Momentum-Based Parameter Updater (Easy) — Practice with Code Visualizer

In gradient descent optimization, the momentum technique is a powerful enhancement that accelerates convergence and helps navigate through challenging loss landscapes. Instead of relying solely on the current gradient, momentum maintains a running average of past gradients, creating a "velocity" that carries the optimization forward with accumulated direction.

Conceptual Foundation: Imagine rolling a ball down a hilly terrain to find the lowest point. Standard gradient descent moves the ball based only on the current slope, which can be slow in flat regions and erratic in steep, oscillating valleys. Momentum gives the ball inertia—it remembers its previous direction and speed, allowing it to build up velocity in consistent directions while dampening oscillations in inconsistent directions.

Mathematical Formulation: The momentum update rule consists of two interconnected equations:

Velocity Update: $$v_{t+1} = \gamma \cdot v_t + \alpha \cdot g_t$$
Parameter Update: $$\theta_{t+1} = \theta_t - v_{t+1}$$

Where:

$\theta_t$ is the current parameter value
$g_t$ is the current gradient (∂Loss/∂θ)
$v_t$ is the current velocity (initially zero)
$\alpha$ is the learning rate (default: 0.01)
$\gamma$ is the momentum coefficient (default: 0.9)

Key Benefits:

Faster Convergence: By accumulating gradients in consistent directions, momentum accelerates progress toward optima
Reduced Oscillation: The averaging effect smooths out noisy or conflicting gradient signals
Escape Local Minima: Built-up momentum can help push through shallow local minima to find better solutions

Your Task: Implement a function that performs a single momentum-based gradient descent update step. The function should:

Accept current parameter(s), gradient(s), and velocity values
Support both scalar values and 1D arrays (for updating multiple parameters simultaneously)
Use default values of learning_rate=0.01 and momentum_coefficient=0.9
Return both the updated parameter(s) and the new velocity values as a tuple
Round all output values to 3 decimal places for consistency

Let's trace through the momentum update step-by-step:

Given values: • Current parameter θ = 1.0 • Current gradient g = 0.1 • Current velocity v = 0.1 • Learning rate α = 0.01 (default) • Momentum coefficient γ = 0.9 (default)
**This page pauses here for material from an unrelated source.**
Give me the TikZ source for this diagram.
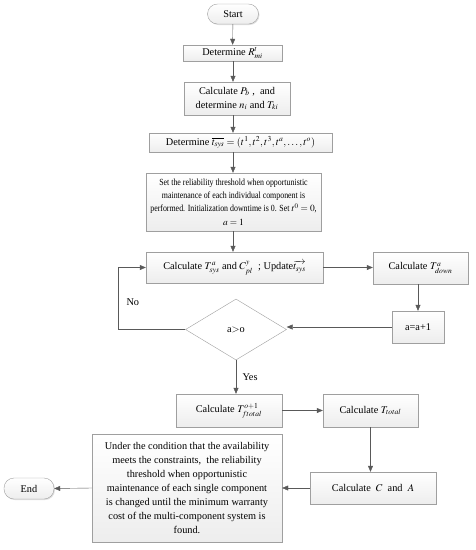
\documentclass[tikz,border=0pt]{standalone}
\usepackage{amsmath}
\usepackage{mathptmx}
\usepackage{fontspec}
\setmainfont{Liberation Serif}
\newfontfamily\narrowserif[FakeStretch=0.84]{Liberation Serif}
\usetikzlibrary{shapes.geometric,arrows.meta,shadows}

\begin{document}
\begin{tikzpicture}[x=1pt,y=-1pt,
    font=\fontsize{10.3}{14}\selectfont,
    box/.style={draw=gray!75, top color=white, bottom color=gray!14,
        drop shadow={opacity=0.25, shadow xshift=1pt, shadow yshift=-1pt},
        inner sep=2pt, align=center},
    term/.style={box, rounded corners=10pt},
    decide/.style={draw=gray!75, fill=white, diamond, aspect=1.67, inner sep=0pt,
        minimum width=101pt, minimum height=61pt},
    flow/.style={draw=gray!70!black, -{Triangle[length=6pt,width=5pt]}}]
    \useasboundingbox (0,0) rectangle (475,550);

    % main column
    \node[term, minimum width=51pt, minimum height=20pt] (start) at (233,14) {Start};
    \node[box, minimum width=99pt, minimum height=16pt] (detR) at (232.5,53) {Determine $R^{t}_{mi}$};
    \node[box, minimum width=106pt, minimum height=33pt] (calcP) at (237,98.5)
        {Calculate $P_b$ ,\ \ and\\ determine $n_i$ and $T_{ki}$};
    \node[box, minimum width=183pt, minimum height=19pt] (detT) at (240.5,142.5)
        {Determine $\overline{t_{sys}}=(t^1,t^2,t^3,t^a,\ldots,t^o)$};
    \node[box, minimum width=175pt, minimum height=58pt, font=\narrowserif\fontsize{9.4}{13.4}\selectfont] (setup) at (233.5,202)
        {Set the reliability threshold when opportunistic\\
         maintenance of each individual component is\\
         performed. Initialization downtime is 0. Set $t^0=0$,\\
         $a=1$};
    \node[box, minimum width=177pt, minimum height=31pt] (calcT) at (234.5,267.5)
        {Calculate $T^{a}_{sys}$ and $C^{y}_{pl}$\ \ ; Update$\overrightarrow{t_{sys}}$};
    \node[box, minimum width=95pt, minimum height=32pt] (down) at (420.5,268)
        {Calculate $T^{a}_{down}$};
    \node[box, minimum width=52pt, minimum height=32pt] (incr) at (418,327) {a=a+1};
    \node[decide] (check) at (236,329.5) {a$>$o};

    % lower part
    \node[box, minimum width=106pt, minimum height=33pt] (ftot) at (229,410.5)
        {Calculate $T^{o+1}_{ftotal}$};
    \node[box, minimum width=95pt, minimum height=33pt] (total) at (370.5,410.5)
        {Calculate $T_{total}$};
    \node[box, minimum width=126pt, minimum height=32pt] (costA) at (373,488)
        {Calculate\ \ $C$\ \ and\ \ $A$};
    \node[box, minimum width=190pt, minimum height=108pt] (search) at (187,488)
        {Under the condition that the availability\\
         meets the constraints,\ \ the reliability\\
         threshold when opportunistic\\
         maintenance of each single component\\
         is changed until the minimum warranty\\
         cost of the multi-component system is\\
         found.};
    \node[term, minimum width=50pt, minimum height=21pt] (stop) at (29,488.5) {End};

    \coordinate (back) at (118,329.5);

    \draw[flow] (start) -- (detR);
    \draw[flow] (detR.south) -- (detR.south -| start) -- (start |- calcP.north);
    \draw[flow] (start |- calcP.south) -- (start |- detT.north);
    \draw[flow] (start |- detT.south) -- (start |- setup.north);
    \draw[flow] (start |- setup.south) -- (start |- calcT.north);
    \draw[flow] (calcT.east) -- (calcT.east -| down.west);
    \draw[flow] (down.south -| incr) -- (incr.north);
    \draw[flow] (incr.west) -- (incr.west -| check.east);
    \draw[flow] (check.west) -- (back) |- node[pos=0.22, right=5pt] {No} (calcT.west);
    \draw[flow] (check.south) -- node[midway, right=3pt] {Yes} (check.south |- ftot.north);
    \draw[flow] (ftot.east) -- (ftot.east -| total.west);
    \draw[flow] (total.south) -- (total.south |- costA.north);
    \draw[flow] (costA.west) -- (search.east);
    \draw[flow] (search.west) -- (stop.east);
\end{tikzpicture}
\end{document}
Step 1: Compute new velocity v_new = γ × v + α × g v_new = 0.9 × 0.1 + 0.01 × 0.1 v_new = 0.09 + 0.001 = 0.091

Step 2: Update parameter θ_new = θ - v_new θ_new = 1.0 - 0.091 = 0.909

The function returns (0.909, 0.091) representing the updated parameter and new velocity.

This example shows the first iteration when starting from zero velocity:

Given values: • Current parameter θ = 2.0 • Current gradient g = 0.5 • Current velocity v = 0.0 (initial state)

Step 1: Compute new velocity v_new = 0.9 × 0.0 + 0.01 × 0.5 v_new = 0 + 0.005 = 0.005

Step 2: Update parameter θ_new = 2.0 - 0.005 = 1.995

With zero initial velocity, the first update is entirely determined by the scaled gradient. Subsequent iterations will accumulate momentum.

The momentum update seamlessly extends to arrays, applying the same logic element-wise:

For each element i: • v_new[i] = 0.9 × velocity[i] + 0.01 × grad[i] • θ_new[i] = parameter[i] - v_new[i]

Calculations: • Element 0: v_new = 0.001, θ_new = 1.0 - 0.001 = 0.999 • Element 1: v_new = 0.002, θ_new = 2.0 - 0.002 = 1.998 • Element 2: v_new = 0.003, θ_new = 3.0 - 0.003 = 2.997

This vectorized operation is how momentum is applied in practice to entire weight matrices or bias vectors in neural networks.